Неизменные рыдания сопровождали знаменитый монолог Кручининой, и сама я, игравшая Кручинину — всегда кончала настоящими, не театральными слезами…

Вероятно, «сценически» это было не очень-то профессионально, но чувство до зрителя доносило.

Коля играл Незнамова. Старая баронесса, хотя и ходила чуточку сгорбясь и скособочившись, как-то плечом вперёд, играла кокетливую Коринкину.

Она всякий раз безумно волновалась, по два часа накладывала грим, и без конца спрашивала:

— Ну как, я не выгляжу старой?.

Более молодой Коринкиной мы просто не смогли найти.

…Зато у нас был великолепный Дудукин — истинный аристократ, снисходительный меценат и тонкий ценитель истинного искусства (к сожалению, не помню имени актёра).

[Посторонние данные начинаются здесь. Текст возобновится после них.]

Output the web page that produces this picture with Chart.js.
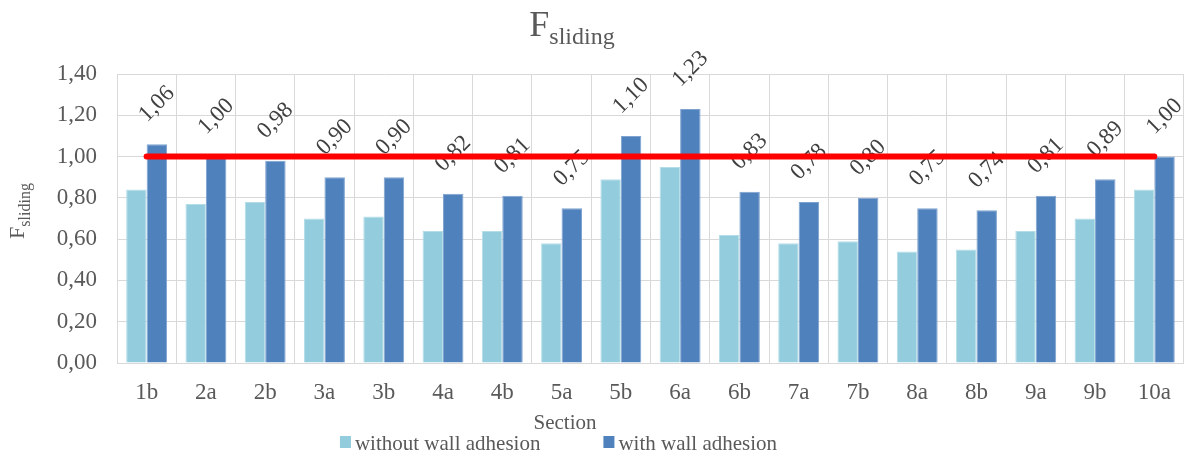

Шмага, да и все остальные, к сожалению, оставались незначительными и бледными. Однако, в целом, спектакль производил впечатление…

О спектакле прослышали в Медвежке, где помещалось Управление группы северных лагерей, и был известный «крепостной» театр, где играли профессиональные актёры, так или иначе попавшие в заключение, и из этого Медвежьегорского театра к нам командировали режиссёра на просмотр.

В результате, на двоих из «труппы» — на меня и на «Дудукина» пришли «наряды» — нас забирали в театр!

Сначала это были неясные слухи — лагерная «параша», затем достоверные заверения нашего нарядчика из учётно-распределительной части, и наконец, — о Боже!! — реальность, живая реальность!